An eager, young and wide-eyed interior design student, I sat through class after class digesting hours of design principles, color theory, space planning, human factors, the history of textiles and psychology of design; learning to delineate good vs. bad design (yes, there is a difference!); and identifying best practices in an effort to create environments for future clients that would speak to the core of their personalities and enhance the aesthetic quality of their day-to-day lives. The Frank Lloyd Wright lover in me was completely engaged. I worshipped Architectural Digest and Interior Design magazine and dreamed of being a featured designer. I loved a good DIY, thrift-shopping, and accepted any repurposing challenge. I was one of those college students who actually liked to go to class. A 20-minute walk in Downtown Pittsburgh at 7am? Sign me up. Gothic architecture against the modernity of a well-planned city with a design-centric vibe spoke to me; was—and still is—balm to my soul.
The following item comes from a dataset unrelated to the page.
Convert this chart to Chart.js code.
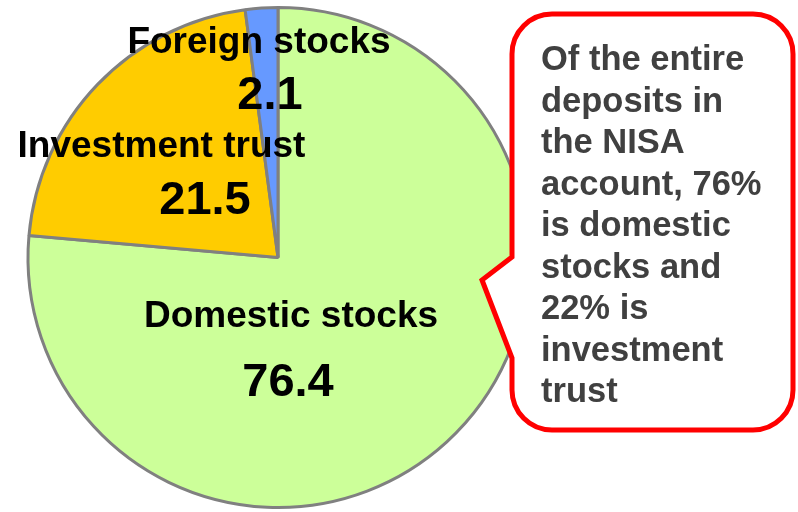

As my parents sent me off to college, I can only assume their greatest relief was no longer coming home from a weekend trip to a dismantled family room, half-removed wallpaper in the bathroom, or constantly rearranged furniture.
It wasn’t glamorous, but I loved it
As the not-so-glamorous days of hand-drafting and model building (read: chipped manicures and lots of band-aids) drew to a close, I had developed such a love for human-centered design and the initial phases of that sort of work—development, schematics, specification—which lends itself well to commercial interior design. I knew, however, in my heart of hearts that my passion was working with residential clients. I spent my childhood drafting floor plans and redecorating my bedroom way too often. For me, there’s something deeply gratifying about creating an intimate space for clients that is both lived in and loved.
I’ve been fortunate to work on projects with some truly dynamic homeowners and, admittedly, am still equally as fulfilled spending my days immersed in the same principles and theories as in my earlier days. Equally left- and right-brained, I find solstice with everything in its beautiful little place. After all, the end goal for every project of my professional career is to make spaces and environments look and function in beautiful tandem. In fact, until a few years ago, I’d tell you it was that very work—my design of a space, my professional contribution—that left my clients with a beautiful, inviting home.
But then I became a mom.
Overnight it seemed, all those beautiful spaces—living rooms, kitchens, baths and bedrooms—the ones I designed for my clients and the ones I designed for my own home, they were all suddenly filled with baby gear clutter, and became the antithesis of a well-designed space. I quickly learned that laundry multiplied so fast it became a semi-permanent design staple, covering all the beautiful hardwood floors and woven rugs I loved so much. Somehow everything was eternally sticky, and all my thoughtful organization was undone after each and every 10-minute shower. (After 8 years of motherhood, this is still a phenomenon I’m trying to wrap my head around.) Our once beautifully-curated home was all-at-once an absolute mess.
With each passing year, that mess evolved into sweet memories I wouldn’t trade for the world: our flour-covered kitchen where I, with my sweet little toddler and her bouncing blonde curls baked our first cut-out cookies; the oil pastel stain on my favorite upholstered chair where my daughter so graciously demonstrated her newly-acquired art skills; the worn out spot on my favorite throw pillow that held both of our heads as we napped together… these were the beautiful design elements I have never been able to replicate or deliver for my clients; the elements that truly define beauty within a home.
I learned there is beauty in the mess
Looking back, I have such an appreciation for my parents as they navigated parenthood and saw beauty in the mess of my childhood. I’m grateful for the opportunity to see the same in my home with my two children, and that I am able to connect with my clients in a way that is far more mindful, aware, and humble than before I was a mom. I can design and deliver a well-curated space within any four walls, but the true beauty comes from the life, mess, and memories made within, and that’s something you can’t sketch on paper.
Mom and Dad, if you’re reading: the education I received during my first few years of motherhood is by far and away more valuable and meaningful than the post-secondary education we’re still paying for. Above all, I’m grateful you appreciate that, too. All in the name of a beautiful home, right?